A new Freightos report said the collapse of the Francis Scott Key Bridge after it got hit by the container vessel Dali would likely have some regional impact as scheduled services bound for Baltimore seek alternative ports in the short term.
The 10,000 TEU container vessel Dali, operated as part of the Maersk/MSC 2M alliance on its Asia—US East Coast TP12/Empire service, was on its way out of the Port of Baltimore and heading to Colombo, Sri Lanka, when it may have suffered a loss of propulsion.
This caused it to collide with the support of the Key Bridge on March 26, leading to the bridge's collapse and several casualties.
Judah Levine, head of research at Freightos, said the Port of Baltimore handles more roll-on/roll-off volumes than any other US port, including a large share of farm equipment exports — and is likely to have an impact on vehicle transport — but is less critical in terms of container traffic.
The report cited Vespucci Maritime, which said the port handled 1.1 million TEU in 2023, which would place it outside the top ten largest N. American container ports, and would represent less than 5% of total US ocean imports last year.
"Shippers that normally rely on the Port of Baltimore will face the challenge of urgently finding alternatives and will also likely incur higher costs for arrangements farther away from their desired hub," Levine said.

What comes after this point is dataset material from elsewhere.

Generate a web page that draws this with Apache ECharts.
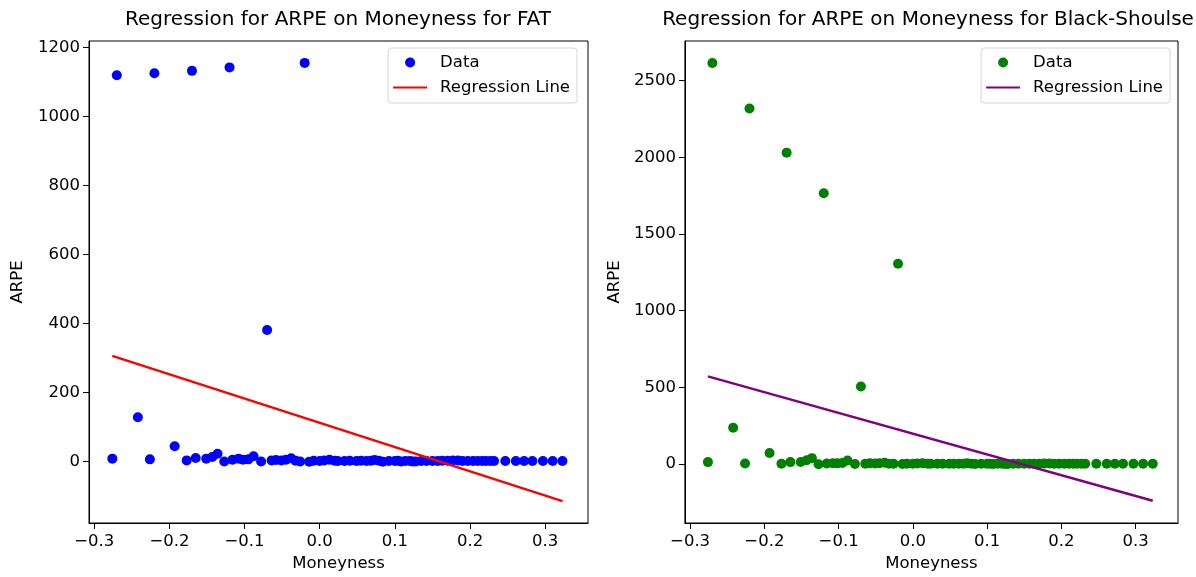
<!DOCTYPE html>
<html>
<head>
<meta charset="utf-8">
<script src="https://cdn.jsdelivr.net/npm/echarts@6/dist/echarts.min.js"></script>
<style>
	html, body { margin: 0; padding: 0; background: #fff; }
	#fat { position: absolute; left: 0; top: 0; width: 598px; height: 577px; }
	#bs { position: absolute; left: 598px; top: 0; width: 598px; height: 577px; }
</style>
</head>
<body>
<div id="fat"></div>
<div id="bs"></div>
<script>
// moneyness of each option, shared by both models
var moneyness = [
	-0.276, -0.270, -0.242, -0.226, -0.220, -0.193, -0.177, -0.170, -0.165, -0.151,
	-0.143, -0.136, -0.127, -0.120, -0.116, -0.108, -0.102, -0.095, -0.088, -0.078,
	-0.070, -0.064, -0.058, -0.051, -0.045, -0.038, -0.032, -0.026, -0.020, -0.014,
	-0.008, 0.000, 0.006, 0.013, 0.020, 0.024, 0.033, 0.040, 0.049, 0.055,
	0.062, 0.068, 0.073, 0.079, 0.084, 0.092, 0.100, 0.104, 0.108, 0.114,
	0.120, 0.124, 0.128, 0.135, 0.142, 0.150, 0.157, 0.163, 0.170, 0.177,
	0.184, 0.190, 0.197, 0.204, 0.210, 0.216, 0.221, 0.227, 0.232, 0.247,
	0.261, 0.272, 0.283, 0.297, 0.310, 0.323
];
var arpeFat = [
	8, 1119, 128, 6, 1125, 44, 3, 1132, 10, 8,
	13, 22, 0, 1142, 5, 8, 5, 6, 15, 0,
	381, 3, 4, 3, 5, 9, 2, 0, 1155, -1,
	2, 1, 3, 5, 2, 1, 1, 2, 1, 2,
	1, 2, 4, 2, -1, 1, 1, 2, 0, 1,
	1, 0, 0, 1, 1, 1, 1, 2, 2, 3,
	3, 1, 1, 1, 1, 1, 1, 1, 1, 1,
	1, 1, 1, 1, 1, 1
];
var arpeBs = [
	12, 2615, 236, 3, 2318, 72, 1, 2030, 12, 13,
	24, 38, -2, 1765, 3, 5, 4, 6, 22, 0,
	505, 2, 4, 3, 5, 8, 2, 1, 1305, 0,
	2, 1, 3, 5, 2, 1, 1, 2, 1, 2,
	1, 2, 4, 2, 0, 1, 1, 2, 0, 1,
	1, 0, 0, 1, 1, 1, 1, 2, 2, 3,
	3, 1, 1, 1, 1, 1, 1, 1, 1, 1,
	1, 1, 1, 1, 1, 1
];
// fitted line, evaluated at the ends of the moneyness range
var lineX = [-0.276, 0.323];
var lineFat = [306, -115];
var lineBs = [571, -240];

var xTicks = [-0.3, -0.2, -0.1, 0.0, 0.1, 0.2, 0.3];
var yTicksFat = [0, 200, 400, 600, 800, 1000, 1200];
var yTicksBs = [0, 500, 1000, 1500, 2000, 2500];

var font = 'DejaVu Sans';
var fs = 16.5;

function pairs(xs, ys) {
	return xs.map(function(x, i) { return [x, ys[i]]; });
}

function makeOption(cfg) {
	return {
		animation : false,
		textStyle : { fontFamily : font },
		graphic : [ {
			type : 'text',
			x : cfg.titleX,
			y : 20,
			style : {
				text : cfg.title,
				font : '20px "DejaVu Sans"',
				fill : '#000',
				textAlign : 'center',
				textVerticalAlign : 'middle'
			}
		} ],
		grid : {
			left : cfg.left, right : cfg.right, top : 41, bottom : 47,
			show : true, borderColor : '#000', borderWidth : 1
		},
		legend : {
			orient : 'vertical',
			right : cfg.legendRight,
			top : 48,
			padding : [ 5, 7, 6, 5 ],
			itemGap : 6,
			itemWidth : 34,
			itemHeight : 10,
			borderColor : '#d6d6d6',
			borderWidth : 1,
			borderRadius : 3,
			backgroundColor : '#fff',
			textStyle : { fontFamily : font, fontSize : fs, color : '#000', lineHeight : 19, padding : [ 0, 0, 0, 8 ] },
			data : [
				{ name : 'Data', icon : 'circle' },
				{ name : 'Regression Line', icon : 'path://M0,0 L34,0 L34,2.2 L0,2.2 Z' }
			]
		},
		xAxis : {
			type : 'value',
			min : -0.307,
			max : 0.357,
			name : 'Moneyness',
			nameLocation : 'middle',
			nameGap : 32,
			nameTextStyle : { fontFamily : font, fontSize : fs, color : '#000' },
			axisLine : { show : true, onZero : false, lineStyle : { color : '#000', width : 1 } },
			axisTick : { show : true, length : 6, customValues : xTicks, lineStyle : { color : '#000' } },
			axisLabel : {
				customValues : xTicks, margin : 10, fontFamily : font, fontSize : fs, color : '#000',
				formatter : function(v) { return v.toFixed(1).replace('-', '\u2212'); }
			},
			splitLine : { show : false }
		},
		yAxis : {
			type : 'value',
			min : cfg.yMin,
			max : cfg.yMax,
			name : 'ARPE',
			nameLocation : 'middle',
			nameGap : cfg.nameGap,
			nameTextStyle : { fontFamily : font, fontSize : fs, color : '#000' },
			axisLine : { show : true, onZero : false, lineStyle : { color : '#000', width : 1 } },
			axisTick : { show : true, length : 6, customValues : cfg.yTicks, lineStyle : { color : '#000' } },
			axisLabel : {
				customValues : cfg.yTicks, margin : 9, fontFamily : font, fontSize : fs, color : '#000',
				formatter : function(v) { return String(v); }
			},
			splitLine : { show : false }
		},
		series : [ {
			name : 'Data',
			type : 'scatter',
			symbol : 'circle',
			symbolSize : 10,
			itemStyle : { color : cfg.dotColor, opacity : 1 },
			data : pairs(moneyness, cfg.values)
		}, {
			name : 'Regression Line',
			type : 'line',
			symbol : 'none',
			lineStyle : { color : cfg.lineColor, width : 2.5 },
			itemStyle : { color : cfg.lineColor },
			data : pairs(lineX, cfg.line)
		} ]
	};
}

var fatChart = echarts.init(document.getElementById('fat'));
fatChart.setOption(makeOption({
	title : 'Regression for ARPE on Moneyness for FAT',
	titleX : 338,
	left : 89, right : 10, legendRight : 21,
	yMin : -178.5, yMax : 1218.5, yTicks : yTicksFat, nameGap : 63,
	dotColor : '#0000ff', lineColor : '#ff0000',
	values : arpeFat, line : lineFat
}));

var bsChart = echarts.init(document.getElementById('bs'));
bsChart.setOption(makeOption({
	title : 'Regression for ARPE on Moneyness for Black-Shoulse',
	titleX : 330,
	left : 81, right : 18, legendRight : 26,
	yMin : -385, yMax : 2758, yTicks : yTicksBs, nameGap : 61,
	dotColor : '#008000', lineColor : '#800080',
	values : arpeBs, line : lineBs
}));
</script>
</body>
</html>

"In the short term, there may also be some regional impact as the network adjusts to a shift of volumes to other ports," he added.
With most of Baltimore's port terminals, including its container terminals behind the collapsed bridge, containerized exports at or planning to depart from Baltimore will either need to wait until the waterway re-opens — though no timeline has been announced yet — or be rerouted by truck or rail to alternate ports in the region, likely the more major hubs like Norfolk or New York/New Jersey.

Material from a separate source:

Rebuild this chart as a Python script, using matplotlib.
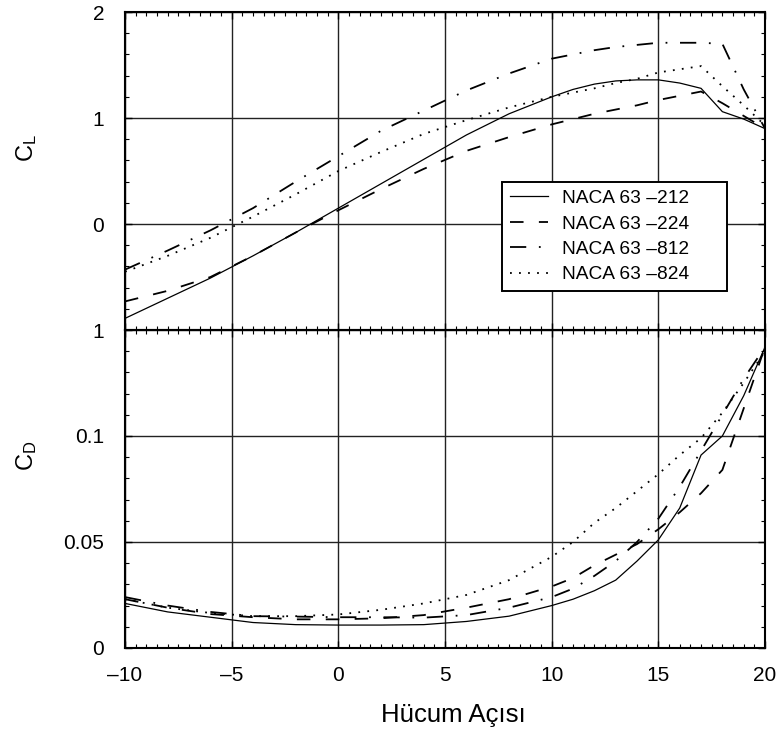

The report said exporters choosing these options could face increased trucking and rail rates as demand increases for shifts to other ports.
Meanwhile, imports on vessels with scheduled Baltimore port calls will be diverted to other ports while the closure continues. Many of these vessels — including the Dali — already make multiple East Coast calls, and so will offload Baltimore volumes at those other stops.
"More vessels arriving at alternative ports or longer port calls as vessels offload more containers could cause some congestion at those ports, meaning delays for shippers," the Freightos head of research added.
"But ocean freight is now in its slow season between Lunar New Year and peak season that typically starts in June or July. And at the moment there is no significant congestion at any of the major East Coast ports," Levine said.
He went on to note that though there could be some disruptions in the near term as the market adjusts, Baltimore's volumes should be able to be shifted to other ports without causing too much of a disruption.
"Some pull forward of peak season volumes in the coming months out of concern of possible labour disruptions at East Coast ports in Q3 could see imports stronger than they normally would be, though East Coast ports are expected to be able to handle these volumes nonetheless," Levine said.
He added that shippers concerned about possible disruptions from the Baltimore shutdown and the threat of a strike later in the year may also shift to the West Coast, but likewise, West Coast ports should be able to handle some increase in volumes.
"If some East Coast congestion develops, it could put some upward, likely temporary, pressure on Asia—US East Coast and transatlantic freight rates," Levine said.
He added that Asia—US East Coast rates are already elevated, though, more than double their level in March 2019 due to diversions away from the Red Sea.
Levine said this, however, has fallen 22% to US$5,284/FEU from their peak in February as demand has eased and carriers have made adjustments for the longer voyages. Transatlantic rates are about even with 2019 levels at US$1,659/FEU.